Rooted in Buddhist philosophy, colours, wisdom and symbolism, Passang Tobgay’s art will take you to the colours and content of the east and the west, and many shades in between, as a Bhutanese painter struggles and journeys from a small village in Trashigang, Radi, inspired to paint ever since he was seven years old. The artist’s destiny and art and the willingness to learn and exercise his skill and promote contemporary Bhutanese art at home and in the west would take him to one of the craziest and maddeningly beautiful artistic and inspiringly so- the European city of Amsterdam in the Netherlands. Passang who is twenty eight years old today studies fine art while engaging himself every minute in an artistic endeavour of either painting, sculpting or making installation art. He pays his tuition by what he earns from the sales of his art.

Though art cannot really be defined in words but art analysts say art is content and form. Form means: the elements of art, the principles of design and the actual physical materials that the artist used. Content is idea based and means: what the artist meant to portray, what the artist did actually portray and how we react as individual and actual masses. There is always room for intentional and affective fallacies, like in any other form of art. Content also includes ways in which a work was influenced by religion, politics or society in general, at the time the work of art was created. Of course art is always open to interpretation and the best way to experience art is to surrender and “feel.”

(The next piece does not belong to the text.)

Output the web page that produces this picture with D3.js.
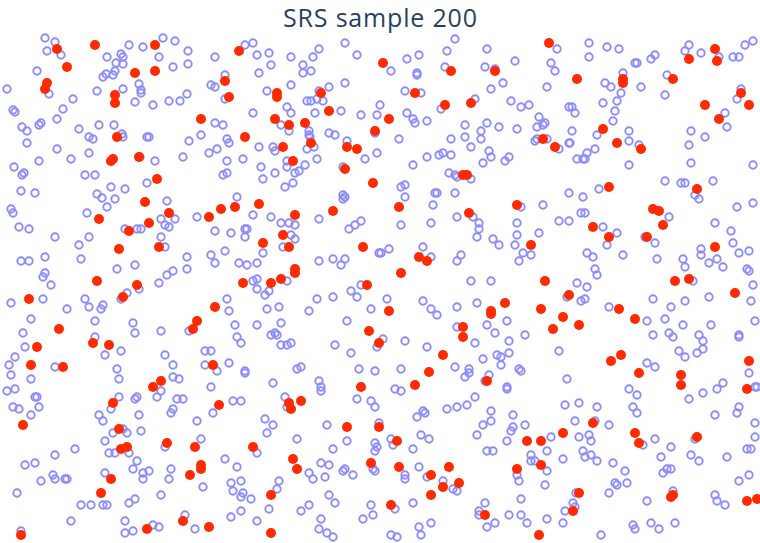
<!DOCTYPE html>
<html><head><meta charset="utf-8">
<script src="https://cdn.jsdelivr.net/npm/d3@7"></script>
<style>html,body{margin:0;padding:0;background:#fff;}svg{display:block;}</style>
</head><body>
<svg id="chart" width="760" height="543"></svg>
<script>
const titleText = "SRS sample 200";
// population points (not sampled), [x, y]
const populationPoints = [
[45,38],[55,42],[47,51],[61,55],[37,71],[7,89],[49,94],[73,99],[63,109],[13,110],[15,112],[57,119],[41,123],[39,125],[22,127],[27,131],[27,143],[79,129],[99,125],[114,125],[89,137],[93,139],[122,134],[123,137],[147,137],[149,137],[57,149],[39,161],[71,159],[89,153],[14,167],[24,173],[22,175],[85,175],[95,175],[21,191],[35,193],[97,194],[102,198],[111,187],[125,189],[115,199],[147,183],[155,161],[140,157],[183,157],[167,201],[97,91],[123,89],[139,84],[141,90],[141,93],[135,102],[153,105],[169,101],[180,101],[187,94],[189,141],[163,38],[175,41],[188,51],[159,57],[173,67],[188,64],[143,47],[129,45],[107,57],[121,54],[123,57],[116,63],[123,64],[115,71],[113,75],[103,77],[106,74],
[245,45],[253,43],[215,57],[257,55],[269,53],[271,65],[259,73],[291,57],[313,57],[319,49],[303,65],[303,73],[311,71],[345,43],[357,55],[225,75],[211,85],[215,87],[225,99],[267,91],[291,85],[345,83],[319,91],[329,87],[307,101],[311,101],[317,99],[323,101],[287,107],[291,113],[315,113],[341,111],[361,115],[377,115],[380,105],[253,113],[215,123],[223,125],[201,135],[227,139],[229,143],[217,149],[209,153],[227,161],[243,159],[259,147],[273,147],[275,151],[281,125],[289,131],[309,131],[309,135],[310,137],[329,133],[335,135],[347,141],[307,149],[314,147],[317,159],[365,159],[377,153],[375,133],[287,161],[287,167],[305,165],[261,167],[275,173],[263,179],[295,173],[299,171],[223,175],[227,173],[285,187],[293,183],[237,197],[343,167],[343,195],[345,197],[343,199],
[455,39],[447,51],[419,55],[407,59],[391,71],[417,73],[417,75],[445,67],[487,49],[485,67],[495,69],[515,61],[503,83],[491,89],[557,49],[551,63],[555,71],[547,87],[405,91],[421,93],[475,99],[441,109],[407,113],[413,119],[415,123],[427,121],[511,101],[521,107],[529,105],[569,107],[539,117],[537,127],[545,123],[543,125],[517,129],[499,127],[487,123],[481,131],[481,139],[465,125],[465,137],[451,139],[399,139],[471,147],[489,151],[491,157],[483,163],[509,157],[505,161],[427,157],[439,155],[443,153],[451,155],[413,165],[449,173],[455,175],[471,179],[457,177],[405,185],[401,187],[405,197],[435,193],[437,193],[455,193],[535,141],[537,139],[547,139],[559,149],[569,143],[569,193],
[589,43],[589,57],[607,47],[619,49],[635,63],[637,63],[651,59],[655,55],[623,73],[605,83],[611,87],[621,93],[641,87],[617,101],[603,103],[615,111],[613,121],[572,107],[575,113],[572,131],[570,143],[597,135],[587,153],[595,149],[577,159],[583,159],[585,159],[629,131],[629,141],[639,145],[629,165],[667,75],[665,95],[685,51],[689,45],[701,53],[719,57],[733,57],[739,57],[745,45],[753,41],[741,89],[737,99],[725,113],[727,127],[691,131],[705,137],[689,145],[691,163],[753,165],[665,181],[681,183],[685,183],[713,181],[695,195],[699,199],[599,189],[583,197],
[11,209],[13,213],[87,213],[107,207],[19,227],[29,229],[55,237],[79,245],[89,237],[81,259],[45,257],[21,261],[29,261],[45,273],[43,277],[51,285],[125,229],[137,229],[141,229],[161,219],[165,225],[169,227],[175,219],[161,237],[165,247],[117,269],[135,265],[187,257],[187,269],[173,271],[167,275],[159,283],[139,289],[127,293],[121,299],[11,303],[43,299],[85,299],[89,307],[103,305],[101,309],[67,309],[31,319],[95,321],[133,323],[135,333],[161,331],[189,331],[23,333],[25,347],[95,337],[105,355],[121,351],[15,357],[9,365],[55,367],[117,369],[165,355],[173,365],
[197,217],[215,231],[231,233],[245,229],[247,229],[245,237],[253,215],[271,217],[281,223],[289,223],[295,225],[291,235],[295,239],[283,247],[263,253],[225,251],[211,255],[215,263],[239,263],[247,265],[257,263],[253,281],[257,279],[257,289],[269,291],[265,295],[287,281],[227,299],[229,311],[267,309],[279,307],[235,325],[257,325],[281,323],[237,337],[241,343],[271,335],[275,333],[277,335],[281,345],[287,345],[291,343],[205,351],[211,351],[205,365],[229,363],[245,371],[297,369],[301,367],[319,219],[349,229],[355,225],[361,221],[319,261],[333,259],[345,259],[341,265],[351,291],[357,297],[361,285],[317,299],[333,297],[309,311],[371,309],[347,321],[379,253],[335,345],[351,353],[377,347],[359,369],[375,371],
[433,205],[401,225],[431,223],[457,217],[473,217],[479,223],[479,229],[477,237],[493,239],[499,245],[521,207],[543,205],[517,223],[517,235],[515,245],[539,233],[559,221],[569,221],[523,253],[531,255],[519,261],[389,249],[381,253],[423,247],[431,257],[461,255],[457,261],[471,281],[491,281],[387,299],[423,301],[431,309],[437,315],[457,307],[477,303],[457,327],[487,325],[495,333],[507,321],[509,341],[509,353],[525,335],[559,351],[567,297],[475,343],[383,339],[405,341],[427,347],[497,355],[501,357],[501,365],[483,359],[455,367],[469,369],[401,369],[519,369],[521,371],
[581,213],[585,213],[603,227],[617,233],[607,245],[669,217],[645,237],[655,243],[657,259],[623,255],[587,253],[593,257],[595,269],[597,275],[577,283],[587,287],[581,301],[585,299],[609,307],[653,299],[671,307],[685,301],[709,297],[737,207],[753,203],[715,223],[731,231],[733,243],[739,253],[749,251],[701,249],[701,255],[683,259],[685,267],[709,263],[717,259],[723,267],[747,269],[749,271],[753,285],[751,301],[755,321],[693,281],[647,321],[653,335],[665,319],[669,333],[673,337],[683,325],[711,325],[699,335],[703,341],[703,349],[697,353],[739,335],[739,337],[679,351],[685,357],[647,363],[655,367],
[11,375],[31,379],[7,391],[15,389],[35,397],[37,397],[13,407],[19,409],[39,407],[31,415],[119,379],[119,397],[99,415],[103,421],[111,409],[135,399],[137,397],[139,415],[157,397],[161,391],[173,377],[179,379],[177,399],[183,399],[173,409],[171,413],[141,431],[127,433],[113,433],[123,429],[105,441],[109,453],[115,453],[129,453],[137,461],[133,469],[143,473],[149,471],[143,479],[165,447],[171,469],[169,479],[161,495],[75,449],[55,455],[25,465],[35,463],[41,481],[53,475],[55,479],[65,479],[67,479],[105,473],[17,493],[81,505],[91,505],[103,505],[107,505],[129,503],[135,499],[71,521],[125,521],[125,533],[133,531],[153,525],[159,527],[185,515],[21,531],
[217,371],[245,373],[211,387],[233,401],[241,401],[213,413],[197,421],[273,383],[285,397],[287,407],[265,419],[273,425],[267,433],[319,381],[321,387],[321,391],[357,399],[371,401],[375,407],[379,423],[327,425],[347,441],[333,449],[375,443],[375,451],[377,447],[297,439],[201,439],[257,453],[225,459],[237,467],[203,487],[231,483],[241,481],[233,491],[243,493],[241,497],[251,499],[279,481],[277,489],[309,473],[313,479],[321,463],[329,465],[325,477],[343,471],[345,469],[353,475],[373,469],[375,471],[329,495],[335,503],[269,509],[301,511],[309,505],[241,511],[231,517],[257,521],[321,519],[319,529],[327,533],[333,537],[371,505],[373,515],[363,519],[195,529],
[465,377],[469,373],[489,375],[485,381],[567,379],[507,387],[507,389],[395,389],[401,391],[417,417],[423,411],[425,413],[447,409],[457,407],[467,405],[475,397],[491,411],[491,421],[483,425],[477,435],[513,415],[513,427],[511,431],[507,441],[525,425],[565,405],[421,435],[429,439],[391,439],[393,445],[413,449],[487,451],[493,451],[551,437],[547,451],[531,455],[531,461],[535,461],[563,459],[419,467],[405,475],[405,479],[427,477],[443,481],[453,489],[457,491],[517,475],[519,481],[547,471],[545,485],[413,503],[395,509],[521,499],[485,503],[479,511],[479,515],[509,515],[521,515],[527,523],[547,519],[565,511],[563,523],[487,527],[495,523],[431,523],[419,527],[421,535],[391,535],[397,537],
[749,373],[629,389],[637,395],[633,407],[637,413],[579,403],[597,407],[575,421],[595,421],[609,425],[579,437],[589,435],[591,441],[583,451],[585,457],[591,455],[597,461],[613,463],[625,471],[615,483],[617,485],[627,483],[609,493],[643,445],[655,439],[671,447],[661,457],[663,473],[667,469],[671,469],[647,501],[673,491],[689,399],[703,393],[717,389],[723,383],[715,415],[737,413],[739,407],[755,387],[757,387],[755,423],[755,437],[747,449],[751,449],[727,457],[691,455],[699,461],[695,439],[739,481],[749,475],[715,495],[717,501],[725,505],[633,525],[635,529],[651,523],[659,529],[675,523],[601,535],[573,503],[575,507],[576,493]
];
// the 200 sampled points, [x, y]
const samplePoints = [
[57,49],[95,45],[155,45],[67,67],[135,73],[155,71],[47,83],[45,89],[115,95],[115,103],[117,137],[113,159],[111,161],[139,157],[157,179],[145,202],
[239,51],[225,81],[229,97],[277,93],[277,97],[321,93],[329,111],[201,119],[275,119],[289,125],[305,123],[245,137],[283,147],[311,143],[347,147],[357,149],[375,131],[293,161],[345,169],[373,183],
[549,43],[383,63],[451,71],[495,71],[415,93],[445,105],[471,103],[389,119],[543,139],[555,147],[463,175],[467,175],
[577,79],[623,79],[623,83],[673,79],[689,59],[715,49],[717,61],[741,93],[749,105],[705,105],[719,119],[603,129],[617,143],[641,149],[609,187],[697,189],
[169,213],[99,219],[149,223],[129,231],[119,249],[159,247],[97,281],[137,285],[123,297],[29,299],[59,329],[37,347],[93,343],[109,345],[31,365],[63,367],
[209,217],[221,209],[235,207],[259,204],[295,215],[333,211],[283,235],[263,243],[289,247],[363,247],[295,269],[295,273],[243,283],[271,283],[281,279],[367,285],[215,307],[197,321],[193,329],[369,331],[379,343],[213,365],
[399,207],[469,213],[517,205],[531,245],[419,257],[427,261],[401,273],[545,281],[389,311],[505,303],[491,311],[491,314],[541,309],[563,317],[553,329],[569,295],[463,327],[463,337],[443,355],[429,372],
[653,209],[659,211],[663,225],[593,227],[609,237],[647,237],[715,247],[675,281],[689,279],[735,293],[619,309],[635,319],[579,325],[611,361],[621,355],[749,361],[639,373],[681,375],
[161,381],[153,387],[113,403],[23,425],[119,429],[167,443],[121,449],[127,447],[111,479],[101,493],[190,475],[183,521],[147,529],[21,535],
[219,405],[289,403],[291,409],[301,401],[361,387],[347,427],[379,427],[195,447],[253,447],[201,465],[201,469],[293,459],[297,469],[371,463],[271,495],[209,527],[271,533],
[415,385],[487,381],[397,441],[399,467],[431,475],[449,467],[459,483],[443,487],[431,495],[391,505],[485,515],[527,441],[541,441],[563,433],[517,469],[541,465],[539,535],
[681,385],[747,389],[593,423],[635,433],[639,443],[697,437],[579,493],[573,511],[671,497],[673,495],[747,501],[757,499]
];
const xDomain = [0, 760];
const yDomain = [0, 543];

const W = 760, H = 543;
const svg = d3.select("#chart");
const x = d3.scaleLinear().domain(xDomain).range([0, W]);
const y = d3.scaleLinear().domain(yDomain).range([0, H]);

svg.append("text")
  .attr("x", W / 2).attr("y", 27)
  .attr("text-anchor", "middle")
  .attr("font-family", "'Open Sans', Verdana, Arial, sans-serif")
  .attr("font-size", 25)
  .attr("textLength", 194)
  .attr("lengthAdjust", "spacing")
  .attr("fill", "#2a3f5f")
  .text(titleText);

svg.append("g").selectAll("circle").data(populationPoints).join("circle")
  .attr("cx", d => x(d[0])).attr("cy", d => y(d[1]))
  .attr("r", 3.7)
  .attr("fill", "none")
  .attr("stroke", "#8c8cfa")
  .attr("stroke-width", 1.9);

svg.append("g").selectAll("circle").data(samplePoints).join("circle")
  .attr("cx", d => x(d[0])).attr("cy", d => y(d[1]))
  .attr("r", 5)
  .attr("fill", "#ff2a00");
</script>
</body></html>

Bhutanese art not until a decade and half or so was very much based on the strict religious iconographic rules and details of traditional art where an error in painting equaled a sin, and where artists did not sign their names. Contemporary Bhutanese art has evolved a long way since especially with establishment of VAST but is there a difference between contemporary art in Bhutan for Bhutanese and tourists who visit Bhutan and being an artist outside Bhutan catering mostly to a western crowd? It is for you to judge the journey of a traditional painter who made his way to abstract art and performance art, yet with values very much rooted in principles and colours of Buddhist philosophy.

Passang studied traditional art in Zorig Chusum for six years, worked in VAST for two and is now based in Amsterdam. Passang’s exhibition is going on in the Ayala gallery, Tarayana centre and the event was graced by HRH Ashi Sonam Dechan Wangchuck on the 6th of July. The exhibition is free and open to all and the paintings will be showcased for a month. Passang will also exhibit his work of art, paintings and installation art in London sometime this year.

Kuenga Wangmo, who will receive her Doctorate this fall from the University of Cambridge, a Bill Gates scholar and a current post doctoral fellow at the Courtauld Institute of Art, London, an Archaeologist by profession, is helping support and exhibit Passang’s art. She feels that a human society’s growth is often characterized by its art and its prominence and wishes to help and work with all upcoming artists to explore the global market.

Passang is inspired by traditional Bhutanese artists, Azha Karma, Ugyen, and western artists Rembrandt, Van Gogh, contemporary Tibetan artists and Chinese artist Ai Weiwie.